The curious connection
Damascus steel belongs to a small but significant category of historical materials that reveals the limits of the assumption that modern science can always recover lost knowledge given sufficient effort. The assumption is that if we have the surviving artifact, we can reverse-engineer the process. Damascus steel tests this assumption directly — and finds it wanting.
The nanotubes in Damascus steel were not produced by knowledge. They were produced by a specific combination of material, process, and impurity that ancient smiths encountered through centuries of refinement and never understood at the level that would have allowed them to document or deliberately reproduce it. When the material changed — because the ore changed — the result changed, and the smiths could not compensate because they did not know why the original process had worked.
This is a pattern that appears across ancient technology: the most sophisticated results were often achieved not through understanding but through accumulated empirical refinement. The knowledge was in the hands, not the head. When the hands stopped, the knowledge stopped with them.
Modern materials science can describe what Damascus steel is at the nanoscale. It cannot yet reliably make it. The gap between description and production is where the mystery lives — and it is a gap that raises uncomfortable questions about what other things we think we understand but cannot actually do.
FAQ
What is Damascus steel?
Damascus steel refers to blades produced from wootz — a high-carbon crucible steel made in India — by skilled Middle Eastern smiths between approximately 300 CE and 1750. The blades displayed a distinctive watered surface pattern, exceptional sharpness, and a combination of hardness and flexibility that exceeded contemporary European metallurgy. True Damascus steel is distinct from modern pattern-welded "Damascus" steel, which has no historical connection to the original.
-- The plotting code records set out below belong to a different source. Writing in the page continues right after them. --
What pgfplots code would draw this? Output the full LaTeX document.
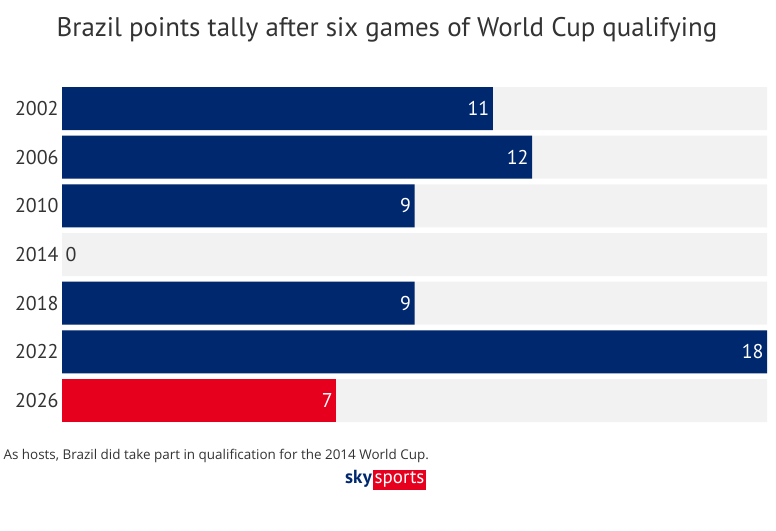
\documentclass[border=0pt]{standalone}
\usepackage{pgfplots}
\pgfplotsset{compat=1.18}
\usepackage{fontspec}
\setmainfont{PT Sans}
\newfontfamily\footfont{Open Sans}
\definecolor{skyblue}{HTML}{00286E}
\definecolor{skyred}{HTML}{E6001E}
\definecolor{bggray}{HTML}{F2F2F2}
\definecolor{txt}{HTML}{333333}
\begin{document}
\begin{tikzpicture}
\useasboundingbox (0,0) rectangle (776bp,-531bp);
\node[font=\fontsize{27}{27}\selectfont, text=txt] at (387bp,-30bp) {Brazil points tally after six games of World Cup qualifying};
\begin{axis}[
  at={(62bp,-84.17bp)}, anchor=north west,
  scale only axis, width=705bp, height=340.67bp,
  xmin=0, xmax=18, ymin=-0.5, ymax=6.5, y dir=reverse,
  axis line style={draw=none},
  xtick=\empty,
  ytick={0,1,2,3,4,5,6},
  yticklabels={2002,2006,2010,2014,2018,2022,2026},
  major tick length=0pt,
  y tick label style={font=\fontsize{20}{20}\selectfont, text=txt},
  /pgf/number format/assume math mode=true,
  xbar, bar width=43bp, bar shift=0pt,
  point meta=x,
  clip=false,
]
\addplot[fill=bggray, draw=none] coordinates {(18,0) (18,1) (18,2) (18,3) (18,4) (18,5) (18,6)};
\addplot[fill=skyblue, draw=none, nodes near coords,
  nodes near coords style={anchor=east, text=white, font=\fontsize{20}{20}\selectfont}]
  coordinates {(11,0) (12,1) (9,2) (9,4) (18,5)};
\addplot[fill=skyred, draw=none, nodes near coords,
  nodes near coords style={anchor=east, text=white, font=\fontsize{20}{20}\selectfont}]
  coordinates {(7,6)};
\addplot[fill=none, draw=none, nodes near coords,
  nodes near coords style={anchor=west, text=txt, font=\fontsize{20}{20}\selectfont}]
  coordinates {(0,3)};
\end{axis}
\node[anchor=west, font=\footfont\fontsize{13.5}{13.5}\selectfont, text=txt] at (0bp,-456bp) {As hosts, Brazil did take part in qualification for the 2014 World Cup.};
\node[anchor=east, font=\bfseries\fontsize{19}{19}\selectfont, text=skyblue, inner sep=1bp] at (373bp,-479bp) {sky};
\node[anchor=west, fill=skyred, font=\fontsize{19}{19}\selectfont, text=white, inner sep=1.5bp, minimum height=20bp] at (373bp,-479.5bp) {sports};
\end{tikzpicture}
\end{document}
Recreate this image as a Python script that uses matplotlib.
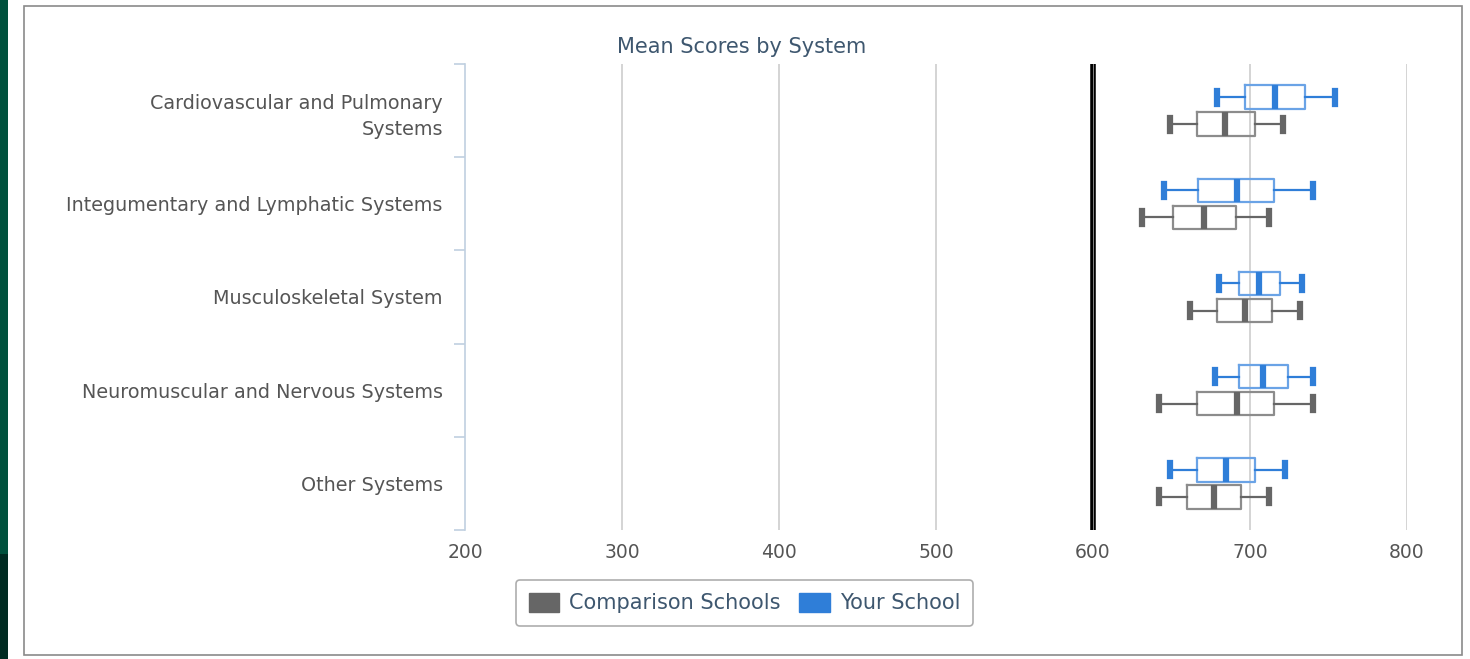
import matplotlib
matplotlib.use("Agg")
import matplotlib.pyplot as plt
from matplotlib.patches import Patch, Rectangle

plt.rcParams["font.family"] = ["DejaVu Sans"]

# -------------------------
# data
# -------------------------
systems = [
    "Cardiovascular and Pulmonary\nSystems",
    "Integumentary and Lymphatic Systems",
    "Musculoskeletal System",
    "Neuromuscular and Nervous Systems",
    "Other Systems",
]

comp_low = [649, 631, 662, 642, 642]
comp_q1 = [666, 651, 679, 666, 660]
comp_med = [684, 671, 697, 692, 677]
comp_q3 = [703, 691, 714, 715, 694]
comp_high = [721, 712, 732, 740, 712]

your_low = [679, 645, 680, 678, 649]
your_q1 = [697, 667, 693, 693, 666]
your_med = [716, 692, 706, 708, 685]
your_q3 = [735, 715, 719, 724, 703]
your_high = [754, 740, 733, 740, 722]

x_ticks = [200, 300, 400, 500, 600, 700, 800]
ref_line = 600

gray = "#666666"
blue = "#2f7ed8"
label_col = "#555555"
title_col = "#3E576F"


def make_stats(lo, q1, med, q3, hi):
    return [dict(whislo=a, q1=b, med=c, q3=d, whishi=e, fliers=[])
            for a, b, c, d, e in zip(lo, q1, med, q3, hi)]


fig = plt.figure(figsize=(14.7, 6.59), dpi=100)

# outer panel + green strip
fig.patches.append(Rectangle((24 / 1470, 4 / 659), 1438 / 1470, 649 / 659,
                             transform=fig.transFigure, fill=False,
                             edgecolor="#8a8a8a", lw=1.2))
fig.patches.append(Rectangle((0, 0.16), 8 / 1470, 0.84, transform=fig.transFigure,
                             color="#00513d", lw=0))
fig.patches.append(Rectangle((0, 0), 8 / 1470, 0.16, transform=fig.transFigure,
                             color="#002b22", lw=0))

ax = fig.add_axes([465 / 1470, 129 / 659, 942 / 1470, 466 / 659])

pos = list(range(len(systems)))
off = 0.145

ax.bxp(make_stats(comp_low, comp_q1, comp_med, comp_q3, comp_high),
       positions=[p + off for p in pos], orientation="horizontal",
       widths=0.25, capwidths=0.14, showfliers=False,
       boxprops=dict(color="#8c8c8c", lw=1.6),
       whiskerprops=dict(color=gray, lw=1.6),
       capprops=dict(color=gray, lw=4.5),
       medianprops=dict(color=gray, lw=4.5, solid_capstyle="butt"))

ax.bxp(make_stats(your_low, your_q1, your_med, your_q3, your_high),
       positions=[p - off for p in pos], orientation="horizontal",
       widths=0.25, capwidths=0.14, showfliers=False,
       boxprops=dict(color="#6aa3e6", lw=1.6),
       whiskerprops=dict(color=blue, lw=1.6),
       capprops=dict(color=blue, lw=4.5),
       medianprops=dict(color=blue, lw=4.5, solid_capstyle="butt"))

# grid + reference line
for t in x_ticks[1:]:
    if t != ref_line:
        ax.axvline(t, color="#d4d4d4", lw=1.4, zorder=0)
ax.axvline(ref_line, color="black", lw=4, zorder=1)
ax.axvline(ref_line, color="#9a9a9a", lw=0.6, zorder=1)

ax.set_xlim(200, 800)
ax.set_ylim(len(systems) - 0.5, -0.5)
ax.set_xticks(x_ticks)
ax.set_xticklabels([str(t) for t in x_ticks], fontsize=13.5, color=label_col)
ax.tick_params(axis="x", length=0, pad=9)

ax.set_yticks(pos)
ax.set_yticklabels(systems, fontsize=13.8, color=label_col, ha="right",
                   linespacing=1.5)
ax.tick_params(axis="y", which="major", length=0, pad=16)
ax.set_yticks([p - 0.5 for p in pos] + [len(systems) - 0.5], minor=True)
ax.tick_params(axis="y", which="minor", length=8, color="#c0d0e0", width=1.2)

for s in ["top", "right", "bottom"]:
    ax.spines[s].set_visible(False)
ax.spines["left"].set_color("#c0d0e0")
ax.spines["left"].set_linewidth(1.2)

fig.text(0.5048, 0.9287, "Mean Scores by System", ha="center", va="center",
         fontsize=15, color=title_col)

handles = [Patch(facecolor=gray, edgecolor=gray, label="Comparison Schools"),
           Patch(facecolor=blue, edgecolor=blue, label="Your School")]
leg = fig.legend(handles=handles, loc="center", bbox_to_anchor=(0.5065, 0.085),
                 ncol=2, fontsize=15, frameon=True, fancybox=True,
                 handlelength=1.45, handleheight=1.05, columnspacing=0.9,
                 handletextpad=0.5, borderpad=0.6, borderaxespad=0,
                 labelcolor=title_col)
leg.get_frame().set_edgecolor("#999999")
leg.get_frame().set_linewidth(1.2)

fig.savefig("out.png", dpi=100)
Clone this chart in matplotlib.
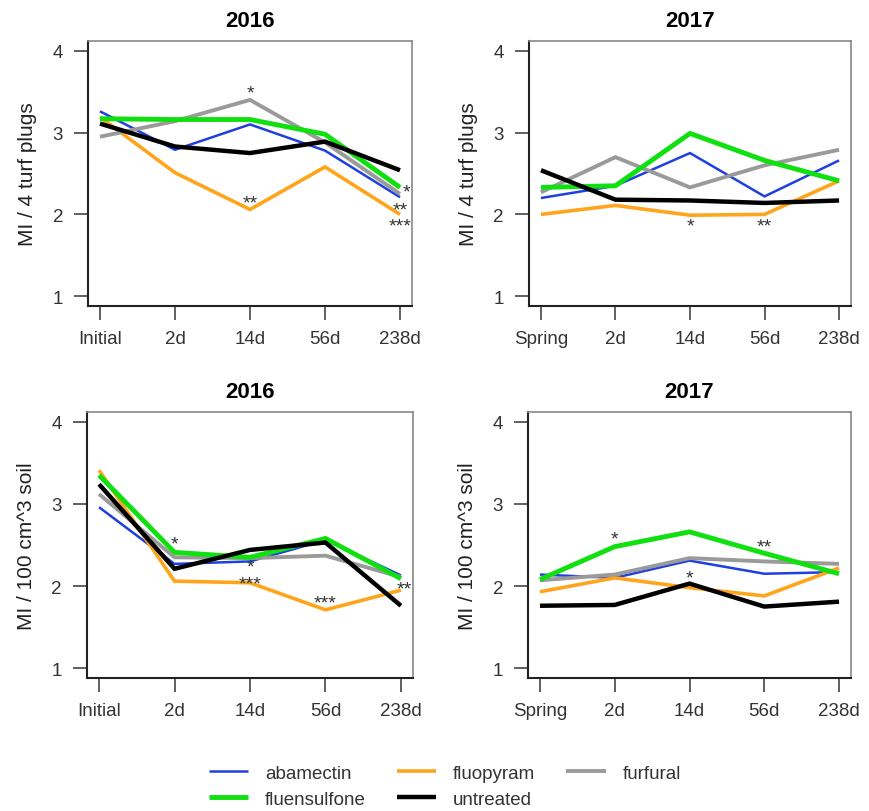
import numpy as np
import matplotlib
matplotlib.use("Agg")
from matplotlib import pyplot as plt

plt.rcParams['font.family'] = ['Liberation Sans', 'DejaVu Sans']

# x labels per panel
x_2016 = ["Initial", "2d", "14d", "56d", "238d"]
x_2017 = ["Spring", "2d", "14d", "56d", "238d"]

treatments = ["abamectin", "fluopyram", "furfural", "fluensulfone", "untreated"]
colors = {"abamectin": "#1f3fe0", "fluopyram": "#ffa51c", "furfural": "#9a9a9a",
          "fluensulfone": "#10e010", "untreated": "#000000"}
widths = {"abamectin": 1.8, "fluopyram": 2.6, "furfural": 2.8,
          "fluensulfone": 3.5, "untreated": 3.2}

# turf plugs 2016
turf16_abamectin = [3.26, 2.79, 3.10, 2.78, 2.21]
turf16_fluopyram = [3.19, 2.51, 2.06, 2.58, 2.00]
turf16_furfural = [2.95, 3.14, 3.40, 2.88, 2.25]
turf16_fluensulfone = [3.17, 3.16, 3.16, 2.98, 2.33]
turf16_untreated = [3.11, 2.83, 2.75, 2.89, 2.54]

# turf plugs 2017
turf17_abamectin = [2.20, 2.35, 2.75, 2.22, 2.66]
turf17_fluopyram = [2.00, 2.11, 1.99, 2.00, 2.41]
turf17_furfural = [2.27, 2.70, 2.33, 2.60, 2.79]
turf17_fluensulfone = [2.33, 2.35, 2.99, 2.66, 2.41]
turf17_untreated = [2.54, 2.18, 2.17, 2.14, 2.17]

# soil 2016
soil16_abamectin = [2.96, 2.27, 2.30, 2.56, 2.13]
soil16_fluopyram = [3.41, 2.06, 2.04, 1.71, 1.95]
soil16_furfural = [3.12, 2.35, 2.34, 2.37, 2.11]
soil16_fluensulfone = [3.35, 2.41, 2.35, 2.58, 2.09]
soil16_untreated = [3.24, 2.21, 2.44, 2.53, 1.76]

# soil 2017
soil17_abamectin = [2.14, 2.10, 2.31, 2.15, 2.17]
soil17_fluopyram = [1.93, 2.10, 1.98, 1.88, 2.22]
soil17_furfural = [2.07, 2.14, 2.34, 2.30, 2.27]
soil17_fluensulfone = [2.08, 2.48, 2.66, 2.40, 2.15]
soil17_untreated = [1.76, 1.77, 2.03, 1.75, 1.81]

# significance stars: (x index, y, label)
stars_turf16 = [(3, 3.48, "*"), (3, 2.14, "**"), (5.08, 2.28, "*"), (5, 2.05, "**"), (5, 1.86, "***")]
stars_turf17 = [(3, 1.86, "*"), (4, 1.86, "**")]
stars_soil16 = [(2, 2.51, "*"), (3, 2.23, "*"), (3, 2.03, "***"), (4, 1.80, "***"), (5.05, 1.96, "**")]
stars_soil17 = [(2, 2.57, "*"), (3, 2.10, "*"), (4, 2.47, "**")]

panels = [
    ("2016", x_2016, "MI / 4 turf plugs",
     [turf16_abamectin, turf16_fluopyram, turf16_furfural, turf16_fluensulfone, turf16_untreated],
     stars_turf16, [88/869, 1 - 307/812, 324/869, 265/812]),
    ("2017", x_2017, "MI / 4 turf plugs",
     [turf17_abamectin, turf17_fluopyram, turf17_furfural, turf17_fluensulfone, turf17_untreated],
     stars_turf17, [529/869, 1 - 307/812, 322/869, 265/812]),
    ("2016", x_2016, "MI / 100 cm^3 soil",
     [soil16_abamectin, soil16_fluopyram, soil16_furfural, soil16_fluensulfone, soil16_untreated],
     stars_soil16, [87/869, 1 - 679/812, 326/869, 266/812]),
    ("2017", x_2017, "MI / 100 cm^3 soil",
     [soil17_abamectin, soil17_fluopyram, soil17_furfural, soil17_fluensulfone, soil17_untreated],
     stars_soil17, [528/869, 1 - 679/812, 323/869, 266/812]),
]

fig = plt.figure(figsize=(8.69, 8.12), dpi=100)
x = np.arange(1, 6)
handles = {}
for title, xlabels, ylabel, series, stars, pos in panels:
    ax = fig.add_axes(pos)
    for name, vals in zip(treatments, series):
        ln, = ax.plot(x, vals, color=colors[name], lw=widths[name],
                      solid_joinstyle='miter', solid_capstyle='butt', label=name)
        handles[name] = ln
    for xi, yi, lab in stars:
        ax.text(xi, yi, lab, ha='center', va='center', fontsize=14, color='#333333')
    ax.set_xlim(0.84, 5.16)
    ax.set_ylim(0.88, 4.12)
    ax.set_xticks(x)
    ax.set_xticklabels(xlabels)
    ax.set_yticks([1, 2, 3, 4])
    ax.tick_params(axis='both', length=10, width=1.2, color='#444444',
                   labelsize=13.5, labelcolor='#333333')
    ax.tick_params(axis='x', pad=7)
    ax.tick_params(axis='y', pad=8)
    for s in ['left', 'bottom']:
        ax.spines[s].set_color('#222222')
        ax.spines[s].set_linewidth(1.5)
    for s in ['top', 'right']:
        ax.spines[s].set_color('#888888')
        ax.spines[s].set_linewidth(1.2)
    ax.set_title(title, fontsize=16, fontweight='bold', pad=11)
    ax.set_ylabel(ylabel, fontsize=15, color='#222222', labelpad=11)

order = ["abamectin", "fluensulfone", "fluopyram", "untreated", "furfural"]
leg = fig.legend([handles[n] for n in order], order, ncol=3, loc='upper center',
                 bbox_to_anchor=(0.512, 1 - 749/812), frameon=False, fontsize=13.5,
                 handlelength=2.1, handletextpad=0.9, columnspacing=1.65,
                 labelspacing=0.45)
for t in leg.get_texts():
    t.set_color('#333333')

fig.savefig("out.png", dpi=100)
Why can't modern scientists replicate Damascus steel?
The full replication has not been achieved because the most distinctive microstructural features of Damascus steel — including carbon nanotubes identified in 2006 — appear to depend on specific trace impurities in the original Indian wootz ore that are not present in modern steel sources. Without those impurities, the conditions for nanotube formation during forging cannot be reliably reproduced.
What are the carbon nanotubes in Damascus steel?
Carbon nanotubes are cylindrical structures of carbon atoms with extraordinary mechanical properties. They were first formally described in 1991. In 2006, researchers at the Technical University of Dresden identified them inside a genuine Damascus steel blade, formed spontaneously during the ancient forging process as a byproduct of high carbon content and specific ore impurities — not through any intentional nanotechnology.
Why did Damascus steel production stop around 1750?
The most supported explanation combines ore depletion — the specific Indian wootz deposits containing the necessary trace impurities becoming exhausted or inaccessible — with trade disruption and the gradual breakdown of the master-apprentice chains through which the forging techniques were transmitted. No single cause has been definitively established.
Is modern Damascus steel the same as historical Damascus steel?
No. Modern "Damascus steel" is pattern-welded steel — multiple layers of different steels forge-welded and manipulated to create a surface pattern. It is a legitimate and skilled craft product but has no historical or metallurgical relationship to true Damascus steel made from wootz. The surface resemblance is superficial; the underlying materials and microstructures are completely different.